## What the task asks
Exclude images, then output the remaining data verbatim.

◆ ◆ ◆

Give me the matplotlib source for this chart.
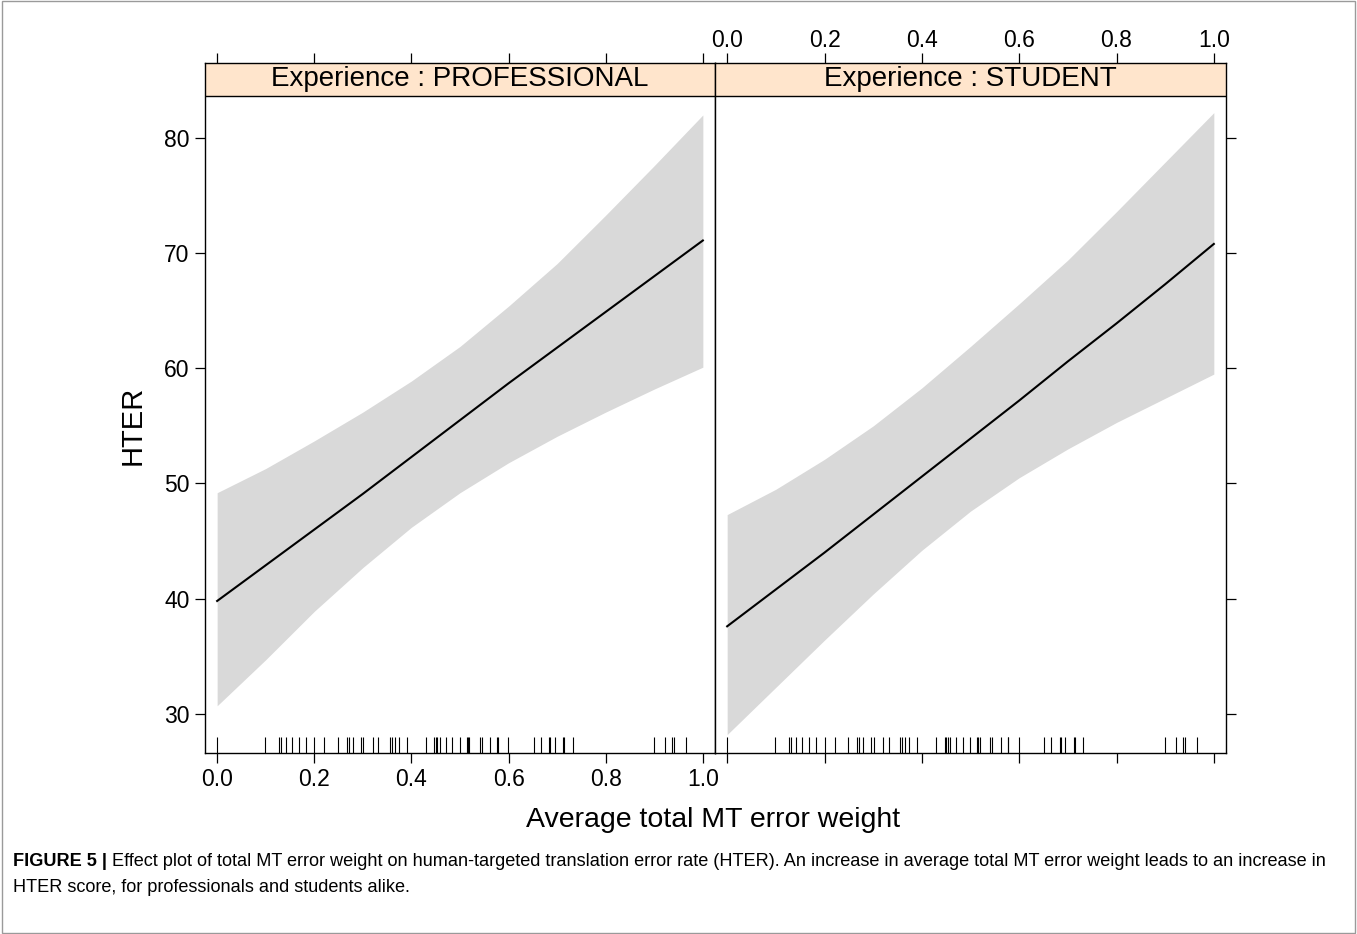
import matplotlib
matplotlib.use("Agg")
import matplotlib.pyplot as plt
from matplotlib.patches import Rectangle
import matplotlib.transforms as mtransforms

plt.rcParams['font.family'] = ['Liberation Sans', 'DejaVu Sans']

# data
weight = [0.0, 0.1, 0.2, 0.3, 0.4, 0.5, 0.6, 0.7, 0.8, 0.9, 1.0]

prof_fit = [39.8, 42.9, 46.0, 49.1, 52.3, 55.5, 58.7, 61.8, 64.9, 68.0, 71.1]
prof_upper = [49.2, 51.3, 53.7, 56.2, 58.9, 61.9, 65.4, 69.1, 73.3, 77.6, 82.0]
prof_lower = [30.7, 34.7, 38.9, 42.7, 46.2, 49.2, 51.8, 54.1, 56.2, 58.2, 60.1]

stud_fit = [37.6, 40.8, 44.0, 47.3, 50.6, 53.9, 57.2, 60.6, 63.9, 67.3, 70.8]
stud_upper = [47.3, 49.5, 52.1, 55.0, 58.3, 61.9, 65.6, 69.4, 73.6, 77.9, 82.2]
stud_lower = [28.2, 32.3, 36.4, 40.4, 44.2, 47.6, 50.5, 53.0, 55.3, 57.4, 59.5]

rug_x = [0.0, 0.099, 0.128, 0.132, 0.142, 0.154, 0.168, 0.182, 0.200, 0.221,
         0.249, 0.267, 0.271, 0.280, 0.296, 0.301, 0.320, 0.332, 0.356, 0.360,
         0.366, 0.374, 0.390, 0.429, 0.447, 0.450, 0.453, 0.458, 0.471, 0.484,
         0.499, 0.514, 0.516, 0.519, 0.541, 0.545, 0.562, 0.577, 0.578, 0.599,
         0.652, 0.666, 0.683, 0.685, 0.695, 0.713, 0.714, 0.732, 0.900, 0.922,
         0.937, 0.940, 0.966]

panels = ["PROFESSIONAL", "STUDENT"]
xticks = [0.0, 0.2, 0.4, 0.6, 0.8, 1.0]
yticks = [30, 40, 50, 60, 70, 80]

W, H = 1357, 934
fig = plt.figure(figsize=(W / 100, H / 100), dpi=100)

# frame round the whole figure
fig.patches.append(Rectangle((0.0015, 0.0015), 0.997, 0.997, transform=fig.transFigure,
                             fill=False, edgecolor='#9a9a9a', linewidth=1))

def px(x0, y0, x1, y1):
    return [x0 / W, 1 - y1 / H, (x1 - x0) / W, (y1 - y0) / H]

strip_frac = (753 - 96) / (753 - 63)
ylo = 26.6
yhi = 80 + (138 - 63) / 11.52

series = [(prof_fit, prof_upper, prof_lower), (stud_fit, stud_upper, stud_lower)]
boxes = [px(205, 63, 715, 753), px(715, 63, 1226, 753)]

for i, (name, (fit, up, lo), box) in enumerate(zip(panels, series, boxes)):
    ax = fig.add_axes(box)
    ax.fill_between(weight, lo, up, color='#d9d9d9', linewidth=0)
    ax.plot(weight, fit, color='black', linewidth=1.5)
    ax.vlines(rug_x, 0, 0.023, color='black', linewidth=0.8,
              transform=mtransforms.blended_transform_factory(ax.transData, ax.transAxes))
    ax.set_xlim(-0.025, 1.025)
    ax.set_ylim(ylo, yhi)

    # strip
    ax.add_patch(Rectangle((0, strip_frac), 1, 1 - strip_frac, transform=ax.transAxes,
                           facecolor='#ffe5cc', edgecolor='none', zorder=3))
    ax.axhline(y=yhi - (yhi - ylo) * (1 - strip_frac), color='black', linewidth=1, zorder=4)
    ax.text(0.5, (1 + strip_frac) / 2, "Experience : " + name, transform=ax.transAxes,
            ha='center', va='center', fontsize=20, zorder=5)

    for s in ax.spines.values():
        s.set_linewidth(1)
        s.set_zorder(6)

    ax.set_xticks(xticks)
    ax.set_xticklabels(["%.1f" % t for t in xticks])
    ax.set_yticks(yticks)
    ax.tick_params(direction='out', length=7, width=0.9, labelsize=16.5, pad=4)
    if i == 0:
        ax.tick_params(axis='x', top=True, bottom=True, labeltop=False, labelbottom=True)
        ax.tick_params(axis='y', left=True, right=False, labelleft=True)
    else:
        ax.tick_params(axis='x', top=True, bottom=True, labeltop=True, labelbottom=False, pad=1)
        ax.tick_params(axis='y', left=False, right=True, labelleft=False, labelright=False)

fig.text(133 / W, 1 - 425 / H, "HTER", rotation=90, ha='center', va='center', fontsize=21)
fig.text(713 / W, 1 - 820 / H, "Average total MT error weight", ha='center', va='center', fontsize=20.5)

t1 = fig.text(13 / W, 1 - 862 / H, "FIGURE 5 |", fontsize=13.1, fontweight='bold', va='center')
cap = ("Effect plot of total MT error weight on human-targeted translation error rate (HTER). "
       "An increase in average total MT error weight leads to an increase in")
fig.add_artist(matplotlib.text.Annotation(" " + cap, xy=(1, 0.5), xycoords=t1, va='center',
                                          fontsize=13.1))
fig.text(13 / W, 1 - 887 / H, "HTER score, for professionals and students alike.",
         fontsize=13.1, va='center')

fig.savefig("out.png", dpi=100)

◆ ◆ ◆

## Exercise result
Give me the matplotlib source for this chart.
import matplotlib
matplotlib.use("Agg")
import matplotlib.pyplot as plt
from matplotlib.patches import Rectangle
import matplotlib.transforms as mtransforms

plt.rcParams['font.family'] = ['Liberation Sans', 'DejaVu Sans']

# data
weight = [0.0, 0.1, 0.2, 0.3, 0.4, 0.5, 0.6, 0.7, 0.8, 0.9, 1.0]

prof_fit = [39.8, 42.9, 46.0, 49.1, 52.3, 55.5, 58.7, 61.8, 64.9, 68.0, 71.1]
prof_upper = [49.2, 51.3, 53.7, 56.2, 58.9, 61.9, 65.4, 69.1, 73.3, 77.6, 82.0]
prof_lower = [30.7, 34.7, 38.9, 42.7, 46.2, 49.2, 51.8, 54.1, 56.2, 58.2, 60.1]

stud_fit = [37.6, 40.8, 44.0, 47.3, 50.6, 53.9, 57.2, 60.6, 63.9, 67.3, 70.8]
stud_upper = [47.3, 49.5, 52.1, 55.0, 58.3, 61.9, 65.6, 69.4, 73.6, 77.9, 82.2]
stud_lower = [28.2, 32.3, 36.4, 40.4, 44.2, 47.6, 50.5, 53.0, 55.3, 57.4, 59.5]

rug_x = [0.0, 0.099, 0.128, 0.132, 0.142, 0.154, 0.168, 0.182, 0.200, 0.221,
         0.249, 0.267, 0.271, 0.280, 0.296, 0.301, 0.320, 0.332, 0.356, 0.360,
         0.366, 0.374, 0.390, 0.429, 0.447, 0.450, 0.453, 0.458, 0.471, 0.484,
         0.499, 0.514, 0.516, 0.519, 0.541, 0.545, 0.562, 0.577, 0.578, 0.599,
         0.652, 0.666, 0.683, 0.685, 0.695, 0.713, 0.714, 0.732, 0.900, 0.922,
         0.937, 0.940, 0.966]

panels = ["PROFESSIONAL", "STUDENT"]
xticks = [0.0, 0.2, 0.4, 0.6, 0.8, 1.0]
yticks = [30, 40, 50, 60, 70, 80]

W, H = 1357, 934
fig = plt.figure(figsize=(W / 100, H / 100), dpi=100)

# frame round the whole figure
fig.patches.append(Rectangle((0.0015, 0.0015), 0.997, 0.997, transform=fig.transFigure,
                             fill=False, edgecolor='#9a9a9a', linewidth=1))

def px(x0, y0, x1, y1):
    return [x0 / W, 1 - y1 / H, (x1 - x0) / W, (y1 - y0) / H]

strip_frac = (753 - 96) / (753 - 63)
ylo = 26.6
yhi = 80 + (138 - 63) / 11.52

series = [(prof_fit, prof_upper, prof_lower), (stud_fit, stud_upper, stud_lower)]
boxes = [px(205, 63, 715, 753), px(715, 63, 1226, 753)]

for i, (name, (fit, up, lo), box) in enumerate(zip(panels, series, boxes)):
    ax = fig.add_axes(box)
    ax.fill_between(weight, lo, up, color='#d9d9d9', linewidth=0)
    ax.plot(weight, fit, color='black', linewidth=1.5)
    ax.vlines(rug_x, 0, 0.023, color='black', linewidth=0.8,
              transform=mtransforms.blended_transform_factory(ax.transData, ax.transAxes))
    ax.set_xlim(-0.025, 1.025)
    ax.set_ylim(ylo, yhi)

    # strip
    ax.add_patch(Rectangle((0, strip_frac), 1, 1 - strip_frac, transform=ax.transAxes,
                           facecolor='#ffe5cc', edgecolor='none', zorder=3))
    ax.axhline(y=yhi - (yhi - ylo) * (1 - strip_frac), color='black', linewidth=1, zorder=4)
    ax.text(0.5, (1 + strip_frac) / 2, "Experience : " + name, transform=ax.transAxes,
            ha='center', va='center', fontsize=20, zorder=5)

    for s in ax.spines.values():
        s.set_linewidth(1)
        s.set_zorder(6)

    ax.set_xticks(xticks)
    ax.set_xticklabels(["%.1f" % t for t in xticks])
    ax.set_yticks(yticks)
    ax.tick_params(direction='out', length=7, width=0.9, labelsize=16.5, pad=4)
    if i == 0:
        ax.tick_params(axis='x', top=True, bottom=True, labeltop=False, labelbottom=True)
        ax.tick_params(axis='y', left=True, right=False, labelleft=True)
    else:
        ax.tick_params(axis='x', top=True, bottom=True, labeltop=True, labelbottom=False, pad=1)
        ax.tick_params(axis='y', left=False, right=True, labelleft=False, labelright=False)

fig.text(133 / W, 1 - 425 / H, "HTER", rotation=90, ha='center', va='center', fontsize=21)
fig.text(713 / W, 1 - 820 / H, "Average total MT error weight", ha='center', va='center', fontsize=20.5)

t1 = fig.text(13 / W, 1 - 862 / H, "FIGURE 5 |", fontsize=13.1, fontweight='bold', va='center')
cap = ("Effect plot of total MT error weight on human-targeted translation error rate (HTER). "
       "An increase in average total MT error weight leads to an increase in")
fig.add_artist(matplotlib.text.Annotation(" " + cap, xy=(1, 0.5), xycoords=t1, va='center',
                                          fontsize=13.1))
fig.text(13 / W, 1 - 887 / H, "HTER score, for professionals and students alike.",
         fontsize=13.1, va='center')

fig.savefig("out.png", dpi=100)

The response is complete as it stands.